* start Information provided *

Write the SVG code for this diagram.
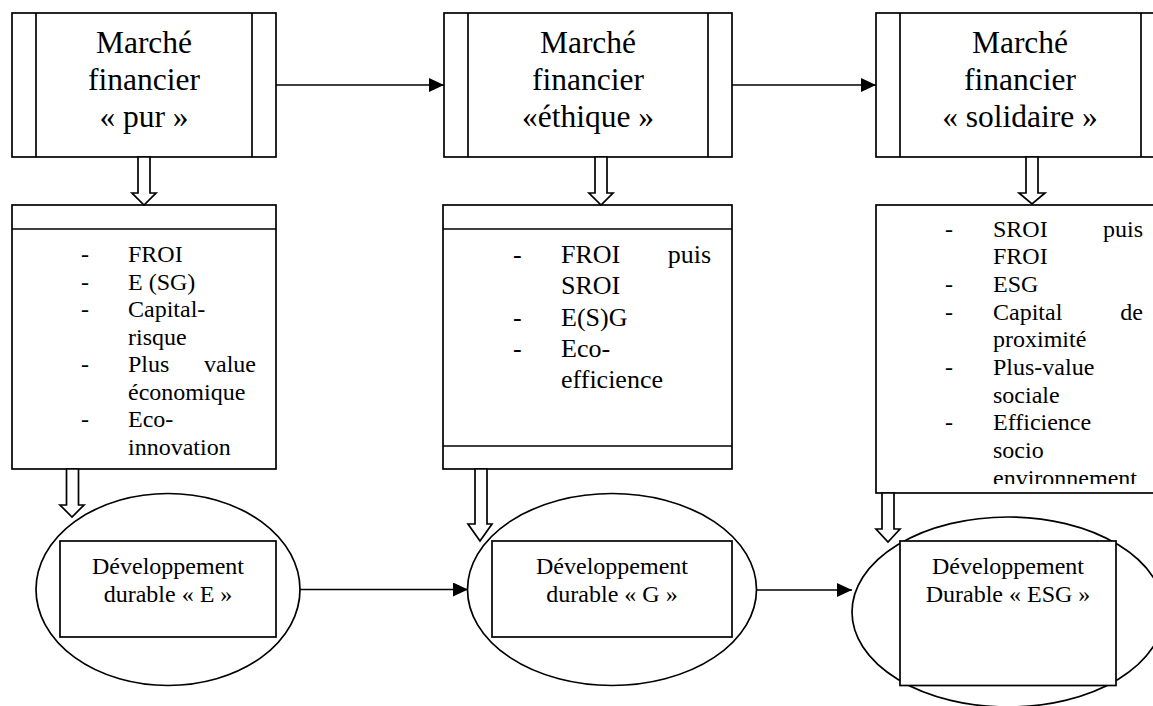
<svg xmlns="http://www.w3.org/2000/svg" width="1153" height="706" viewBox="0 0 1153 706" font-family="'Liberation Serif', 'DejaVu Serif', serif">
<style>
.s{fill:#fff;stroke:#000;stroke-width:1.7}
.l{fill:none;stroke:#000;stroke-width:1.7}
text{font-family:'Liberation Serif','DejaVu Serif',serif;fill:#000}
.h{font-size:31.5px;text-anchor:middle}
.b{font-size:24px}
.b2{font-size:26px}
.c{font-size:24px;text-anchor:middle}
.e{text-anchor:end}
</style>
<defs>
<marker id="ah" markerWidth="16" markerHeight="14" refX="15" refY="7" orient="auto" markerUnits="userSpaceOnUse">
<path d="M0,0 L15,7 L0,14 Z" fill="#000"/>
</marker>
<clipPath id="clip3"><rect x="876" y="205" width="290" height="279"/></clipPath>
</defs>
<rect width="1153" height="706" fill="#fff"/>

<g id="marche-pur">
<rect class="s" x="12" y="13" width="264" height="144"/>
<line class="l" x1="36" y1="13" x2="36" y2="157"/>
<line class="l" x1="252" y1="13" x2="252" y2="157"/>
<text class="h" x="144" y="53">Marché</text>
<text class="h" x="144" y="90">financier</text>
<text class="h" x="144" y="127">« pur »</text>
</g>

<g id="marche-ethique">
<rect class="s" x="444" y="13" width="288" height="144"/>
<line class="l" x1="468" y1="13" x2="468" y2="157"/>
<line class="l" x1="708" y1="13" x2="708" y2="157"/>
<text class="h" x="588" y="53">Marché</text>
<text class="h" x="588" y="90">financier</text>
<text class="h" x="588" y="127">«éthique »</text>
</g>

<g id="marche-solidaire">
<rect class="s" x="876" y="13" width="289" height="144"/>
<line class="l" x1="900" y1="13" x2="900" y2="157"/>
<line class="l" x1="1141" y1="13" x2="1141" y2="157"/>
<text class="h" x="1020" y="53">Marché</text>
<text class="h" x="1020" y="90">financier</text>
<text class="h" x="1020" y="127">« solidaire »</text>
</g>

<g id="liste-pur">
<rect class="s" x="12" y="205" width="264" height="264"/>
<line class="l" x1="12" y1="229" x2="276" y2="229"/>
<g class="b">
<text class="b" x="81" y="262">-</text><text class="b" x="128" y="262">FROI</text>
<text class="b" x="81" y="289.5">-</text><text class="b" x="128" y="289.5">E (SG)</text>
<text class="b" x="81" y="317">-</text><text class="b" x="128" y="317">Capital-</text>
<text class="b" x="128" y="344.5">risque</text>
<text class="b" x="81" y="372">-</text><text class="b" x="128" y="372">Plus</text><text class="b e" x="256" y="372">value</text>
<text class="b" x="128" y="399.5">économique</text>
<text class="b" x="81" y="427">-</text><text class="b" x="128" y="427">Eco-</text>
<text class="b" x="128" y="454.5">innovation</text>
</g>
</g>

<g id="liste-ethique">
<rect class="s" x="443" y="205" width="289" height="264"/>
<line class="l" x1="443" y1="229" x2="732" y2="229"/>
<line class="l" x1="443" y1="446" x2="732" y2="446"/>
<g>
<text class="b2" x="513" y="263">-</text><text class="b2" x="561" y="263">FROI</text><text class="b2 e" x="711" y="263">puis</text>
<text class="b2" x="561" y="294">SROI</text>
<text class="b2" x="513" y="326">-</text><text class="b2" x="561" y="326">E(S)G</text>
<text class="b2" x="513" y="357">-</text><text class="b2" x="561" y="357">Eco-</text>
<text class="b2" x="561" y="388">efficience</text>
</g>
</g>

<g id="liste-solidaire">
<rect class="s" x="876" y="205" width="290" height="288"/>
<g clip-path="url(#clip3)">
<text class="b" x="945" y="236.7">-</text><text class="b" x="993" y="236.7">SROI</text><text class="b e" x="1143" y="236.7">puis</text>
<text class="b" x="993" y="264.3">FROI</text>
<text class="b" x="945" y="292">-</text><text class="b" x="993" y="292">ESG</text>
<text class="b" x="945" y="319.7">-</text><text class="b" x="993" y="319.7">Capital</text><text class="b e" x="1143" y="319.7">de</text>
<text class="b" x="993" y="347.3">proximité</text>
<text class="b" x="945" y="375">-</text><text class="b" x="993" y="375">Plus-value</text>
<text class="b" x="993" y="402.6">sociale</text>
<text class="b" x="945" y="430.3">-</text><text class="b" x="993" y="430.3">Efficience</text>
<text class="b" x="993" y="458">socio</text>
<text class="b" x="993" y="485.6">environnement</text>
</g>
</g>

<g id="dd-e">
<ellipse class="s" cx="168" cy="589.5" rx="132" ry="96"/>
<rect class="s" x="60" y="541" width="216" height="96"/>
<text class="c" x="168" y="574.3">Développement</text>
<text class="c" x="168" y="601.7">durable « E »</text>
</g>

<g id="dd-g">
<ellipse class="s" cx="612" cy="589.5" rx="144.5" ry="96"/>
<rect class="s" x="492" y="541" width="240" height="96"/>
<text class="c" x="612" y="574.3">Développement</text>
<text class="c" x="612" y="601.7">durable « G »</text>
</g>

<g id="dd-esg">
<ellipse class="s" cx="1008" cy="612" rx="156" ry="95"/>
<rect class="s" x="900" y="541" width="216" height="144.5"/>
<text class="c" x="1008" y="574.3">Développement</text>
<text class="c" x="1008" y="601.7">Durable « ESG »</text>
</g>

<g id="connectors">
<line class="l" x1="276" y1="85" x2="444" y2="85" marker-end="url(#ah)"/>
<line class="l" x1="732" y1="85" x2="876" y2="85" marker-end="url(#ah)"/>
<line class="l" x1="300" y1="589.5" x2="468" y2="589.5" marker-end="url(#ah)"/>
<line class="l" x1="756.5" y1="590" x2="852" y2="590" marker-end="url(#ah)"/>
<polygon class="s" points="138,157 150,157 150,193 156,193 144,205 132,193 138,193"/>
<polygon class="s" points="595,157 607,157 607,193 613,193 601,205 589,193 595,193"/>
<polygon class="s" points="1026,157 1038,157 1038,193 1045,193 1032,204 1019,193 1026,193"/>
<polygon class="s" points="66.5,469 78.5,469 78.5,505 84,505 72,517 60,505 66.5,505"/>
<polygon class="s" points="475,469 487,469 487,524 492,524 480,541 468,524 475,524"/>
<polygon class="s" points="882,493 894,493 894,529 900,529 888,542 876,529 882,529"/>
</g>
</svg>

* end Information provided *

Exercise instructions
Set the data above down again exactly as given, with no pictures.

The response
Write the SVG code for this diagram.
<svg xmlns="http://www.w3.org/2000/svg" width="1153" height="706" viewBox="0 0 1153 706" font-family="'Liberation Serif', 'DejaVu Serif', serif">
<style>
.s{fill:#fff;stroke:#000;stroke-width:1.7}
.l{fill:none;stroke:#000;stroke-width:1.7}
text{font-family:'Liberation Serif','DejaVu Serif',serif;fill:#000}
.h{font-size:31.5px;text-anchor:middle}
.b{font-size:24px}
.b2{font-size:26px}
.c{font-size:24px;text-anchor:middle}
.e{text-anchor:end}
</style>
<defs>
<marker id="ah" markerWidth="16" markerHeight="14" refX="15" refY="7" orient="auto" markerUnits="userSpaceOnUse">
<path d="M0,0 L15,7 L0,14 Z" fill="#000"/>
</marker>
<clipPath id="clip3"><rect x="876" y="205" width="290" height="279"/></clipPath>
</defs>
<rect width="1153" height="706" fill="#fff"/>

<g id="marche-pur">
<rect class="s" x="12" y="13" width="264" height="144"/>
<line class="l" x1="36" y1="13" x2="36" y2="157"/>
<line class="l" x1="252" y1="13" x2="252" y2="157"/>
<text class="h" x="144" y="53">Marché</text>
<text class="h" x="144" y="90">financier</text>
<text class="h" x="144" y="127">« pur »</text>
</g>

<g id="marche-ethique">
<rect class="s" x="444" y="13" width="288" height="144"/>
<line class="l" x1="468" y1="13" x2="468" y2="157"/>
<line class="l" x1="708" y1="13" x2="708" y2="157"/>
<text class="h" x="588" y="53">Marché</text>
<text class="h" x="588" y="90">financier</text>
<text class="h" x="588" y="127">«éthique »</text>
</g>

<g id="marche-solidaire">
<rect class="s" x="876" y="13" width="289" height="144"/>
<line class="l" x1="900" y1="13" x2="900" y2="157"/>
<line class="l" x1="1141" y1="13" x2="1141" y2="157"/>
<text class="h" x="1020" y="53">Marché</text>
<text class="h" x="1020" y="90">financier</text>
<text class="h" x="1020" y="127">« solidaire »</text>
</g>

<g id="liste-pur">
<rect class="s" x="12" y="205" width="264" height="264"/>
<line class="l" x1="12" y1="229" x2="276" y2="229"/>
<g class="b">
<text class="b" x="81" y="262">-</text><text class="b" x="128" y="262">FROI</text>
<text class="b" x="81" y="289.5">-</text><text class="b" x="128" y="289.5">E (SG)</text>
<text class="b" x="81" y="317">-</text><text class="b" x="128" y="317">Capital-</text>
<text class="b" x="128" y="344.5">risque</text>
<text class="b" x="81" y="372">-</text><text class="b" x="128" y="372">Plus</text><text class="b e" x="256" y="372">value</text>
<text class="b" x="128" y="399.5">économique</text>
<text class="b" x="81" y="427">-</text><text class="b" x="128" y="427">Eco-</text>
<text class="b" x="128" y="454.5">innovation</text>
</g>
</g>

<g id="liste-ethique">
<rect class="s" x="443" y="205" width="289" height="264"/>
<line class="l" x1="443" y1="229" x2="732" y2="229"/>
<line class="l" x1="443" y1="446" x2="732" y2="446"/>
<g>
<text class="b2" x="513" y="263">-</text><text class="b2" x="561" y="263">FROI</text><text class="b2 e" x="711" y="263">puis</text>
<text class="b2" x="561" y="294">SROI</text>
<text class="b2" x="513" y="326">-</text><text class="b2" x="561" y="326">E(S)G</text>
<text class="b2" x="513" y="357">-</text><text class="b2" x="561" y="357">Eco-</text>
<text class="b2" x="561" y="388">efficience</text>
</g>
</g>

<g id="liste-solidaire">
<rect class="s" x="876" y="205" width="290" height="288"/>
<g clip-path="url(#clip3)">
<text class="b" x="945" y="236.7">-</text><text class="b" x="993" y="236.7">SROI</text><text class="b e" x="1143" y="236.7">puis</text>
<text class="b" x="993" y="264.3">FROI</text>
<text class="b" x="945" y="292">-</text><text class="b" x="993" y="292">ESG</text>
<text class="b" x="945" y="319.7">-</text><text class="b" x="993" y="319.7">Capital</text><text class="b e" x="1143" y="319.7">de</text>
<text class="b" x="993" y="347.3">proximité</text>
<text class="b" x="945" y="375">-</text><text class="b" x="993" y="375">Plus-value</text>
<text class="b" x="993" y="402.6">sociale</text>
<text class="b" x="945" y="430.3">-</text><text class="b" x="993" y="430.3">Efficience</text>
<text class="b" x="993" y="458">socio</text>
<text class="b" x="993" y="485.6">environnement</text>
</g>
</g>

<g id="dd-e">
<ellipse class="s" cx="168" cy="589.5" rx="132" ry="96"/>
<rect class="s" x="60" y="541" width="216" height="96"/>
<text class="c" x="168" y="574.3">Développement</text>
<text class="c" x="168" y="601.7">durable « E »</text>
</g>

<g id="dd-g">
<ellipse class="s" cx="612" cy="589.5" rx="144.5" ry="96"/>
<rect class="s" x="492" y="541" width="240" height="96"/>
<text class="c" x="612" y="574.3">Développement</text>
<text class="c" x="612" y="601.7">durable « G »</text>
</g>

<g id="dd-esg">
<ellipse class="s" cx="1008" cy="612" rx="156" ry="95"/>
<rect class="s" x="900" y="541" width="216" height="144.5"/>
<text class="c" x="1008" y="574.3">Développement</text>
<text class="c" x="1008" y="601.7">Durable « ESG »</text>
</g>

<g id="connectors">
<line class="l" x1="276" y1="85" x2="444" y2="85" marker-end="url(#ah)"/>
<line class="l" x1="732" y1="85" x2="876" y2="85" marker-end="url(#ah)"/>
<line class="l" x1="300" y1="589.5" x2="468" y2="589.5" marker-end="url(#ah)"/>
<line class="l" x1="756.5" y1="590" x2="852" y2="590" marker-end="url(#ah)"/>
<polygon class="s" points="138,157 150,157 150,193 156,193 144,205 132,193 138,193"/>
<polygon class="s" points="595,157 607,157 607,193 613,193 601,205 589,193 595,193"/>
<polygon class="s" points="1026,157 1038,157 1038,193 1045,193 1032,204 1019,193 1026,193"/>
<polygon class="s" points="66.5,469 78.5,469 78.5,505 84,505 72,517 60,505 66.5,505"/>
<polygon class="s" points="475,469 487,469 487,524 492,524 480,541 468,524 475,524"/>
<polygon class="s" points="882,493 894,493 894,529 900,529 888,542 876,529 882,529"/>
</g>
</svg>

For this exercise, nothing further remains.